◆ Set problem: Retype each line exactly. Skip images.

-------- Data shown --------

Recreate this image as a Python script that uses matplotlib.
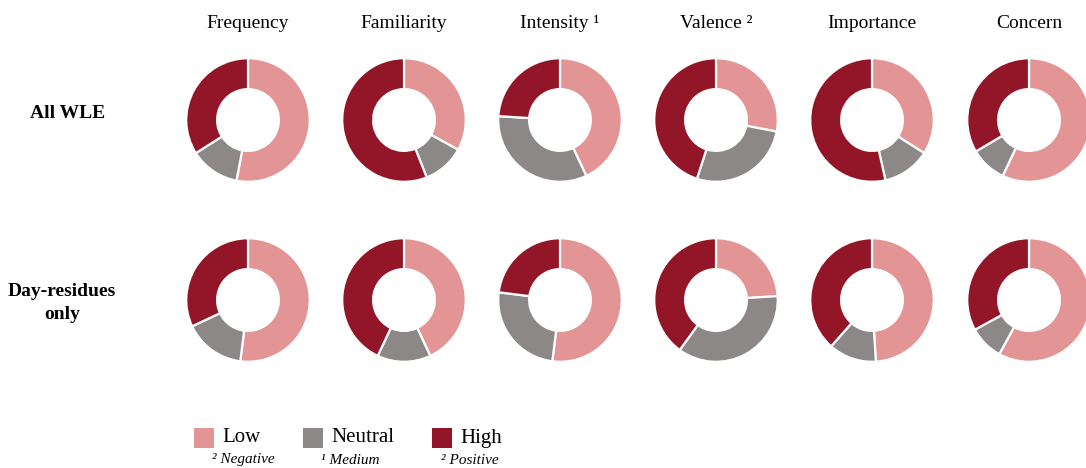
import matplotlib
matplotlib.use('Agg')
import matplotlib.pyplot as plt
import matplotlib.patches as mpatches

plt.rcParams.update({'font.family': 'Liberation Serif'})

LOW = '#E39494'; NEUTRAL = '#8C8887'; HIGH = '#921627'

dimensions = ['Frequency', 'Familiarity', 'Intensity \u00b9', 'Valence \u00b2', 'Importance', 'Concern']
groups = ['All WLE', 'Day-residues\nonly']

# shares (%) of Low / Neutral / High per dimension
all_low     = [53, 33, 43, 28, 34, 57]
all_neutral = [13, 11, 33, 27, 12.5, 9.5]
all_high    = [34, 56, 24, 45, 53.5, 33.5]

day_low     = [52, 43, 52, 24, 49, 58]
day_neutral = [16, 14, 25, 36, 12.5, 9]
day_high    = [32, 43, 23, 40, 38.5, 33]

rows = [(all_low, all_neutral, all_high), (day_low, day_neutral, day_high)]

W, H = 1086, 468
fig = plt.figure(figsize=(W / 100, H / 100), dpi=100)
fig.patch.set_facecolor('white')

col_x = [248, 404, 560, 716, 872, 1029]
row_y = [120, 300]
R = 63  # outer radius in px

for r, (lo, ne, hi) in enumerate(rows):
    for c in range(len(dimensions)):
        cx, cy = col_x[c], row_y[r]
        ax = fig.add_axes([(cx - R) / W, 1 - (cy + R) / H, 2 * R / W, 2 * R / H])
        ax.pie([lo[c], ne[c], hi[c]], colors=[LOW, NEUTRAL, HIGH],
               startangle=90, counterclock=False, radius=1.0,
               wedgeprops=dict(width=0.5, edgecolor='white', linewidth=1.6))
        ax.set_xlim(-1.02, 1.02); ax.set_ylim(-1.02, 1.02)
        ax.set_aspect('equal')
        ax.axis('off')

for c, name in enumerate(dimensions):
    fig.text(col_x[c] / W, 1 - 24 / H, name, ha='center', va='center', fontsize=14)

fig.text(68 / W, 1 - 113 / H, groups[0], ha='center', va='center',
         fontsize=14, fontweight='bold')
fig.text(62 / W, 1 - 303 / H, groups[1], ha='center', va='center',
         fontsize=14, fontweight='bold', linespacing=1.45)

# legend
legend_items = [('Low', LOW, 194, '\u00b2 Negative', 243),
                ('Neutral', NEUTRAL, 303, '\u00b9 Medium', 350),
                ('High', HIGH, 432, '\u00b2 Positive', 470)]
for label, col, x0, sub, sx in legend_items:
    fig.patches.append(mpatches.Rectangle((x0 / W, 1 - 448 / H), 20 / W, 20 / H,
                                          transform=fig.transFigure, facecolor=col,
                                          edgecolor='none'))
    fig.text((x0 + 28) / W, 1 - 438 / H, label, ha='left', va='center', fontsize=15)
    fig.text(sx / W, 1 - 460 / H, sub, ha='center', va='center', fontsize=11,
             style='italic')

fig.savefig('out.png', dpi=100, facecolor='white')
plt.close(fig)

--------

◆ Result of this task:
Recreate this image as a Python script that uses matplotlib.
import matplotlib
matplotlib.use('Agg')
import matplotlib.pyplot as plt
import matplotlib.patches as mpatches

plt.rcParams.update({'font.family': 'Liberation Serif'})

LOW = '#E39494'; NEUTRAL = '#8C8887'; HIGH = '#921627'

dimensions = ['Frequency', 'Familiarity', 'Intensity \u00b9', 'Valence \u00b2', 'Importance', 'Concern']
groups = ['All WLE', 'Day-residues\nonly']

# shares (%) of Low / Neutral / High per dimension
all_low     = [53, 33, 43, 28, 34, 57]
all_neutral = [13, 11, 33, 27, 12.5, 9.5]
all_high    = [34, 56, 24, 45, 53.5, 33.5]

day_low     = [52, 43, 52, 24, 49, 58]
day_neutral = [16, 14, 25, 36, 12.5, 9]
day_high    = [32, 43, 23, 40, 38.5, 33]

rows = [(all_low, all_neutral, all_high), (day_low, day_neutral, day_high)]

W, H = 1086, 468
fig = plt.figure(figsize=(W / 100, H / 100), dpi=100)
fig.patch.set_facecolor('white')

col_x = [248, 404, 560, 716, 872, 1029]
row_y = [120, 300]
R = 63  # outer radius in px

for r, (lo, ne, hi) in enumerate(rows):
    for c in range(len(dimensions)):
        cx, cy = col_x[c], row_y[r]
        ax = fig.add_axes([(cx - R) / W, 1 - (cy + R) / H, 2 * R / W, 2 * R / H])
        ax.pie([lo[c], ne[c], hi[c]], colors=[LOW, NEUTRAL, HIGH],
               startangle=90, counterclock=False, radius=1.0,
               wedgeprops=dict(width=0.5, edgecolor='white', linewidth=1.6))
        ax.set_xlim(-1.02, 1.02); ax.set_ylim(-1.02, 1.02)
        ax.set_aspect('equal')
        ax.axis('off')

for c, name in enumerate(dimensions):
    fig.text(col_x[c] / W, 1 - 24 / H, name, ha='center', va='center', fontsize=14)

fig.text(68 / W, 1 - 113 / H, groups[0], ha='center', va='center',
         fontsize=14, fontweight='bold')
fig.text(62 / W, 1 - 303 / H, groups[1], ha='center', va='center',
         fontsize=14, fontweight='bold', linespacing=1.45)

# legend
legend_items = [('Low', LOW, 194, '\u00b2 Negative', 243),
                ('Neutral', NEUTRAL, 303, '\u00b9 Medium', 350),
                ('High', HIGH, 432, '\u00b2 Positive', 470)]
for label, col, x0, sub, sx in legend_items:
    fig.patches.append(mpatches.Rectangle((x0 / W, 1 - 448 / H), 20 / W, 20 / H,
                                          transform=fig.transFigure, facecolor=col,
                                          edgecolor='none'))
    fig.text((x0 + 28) / W, 1 - 438 / H, label, ha='left', va='center', fontsize=15)
    fig.text(sx / W, 1 - 460 / H, sub, ha='center', va='center', fontsize=11,
             style='italic')

fig.savefig('out.png', dpi=100, facecolor='white')
plt.close(fig)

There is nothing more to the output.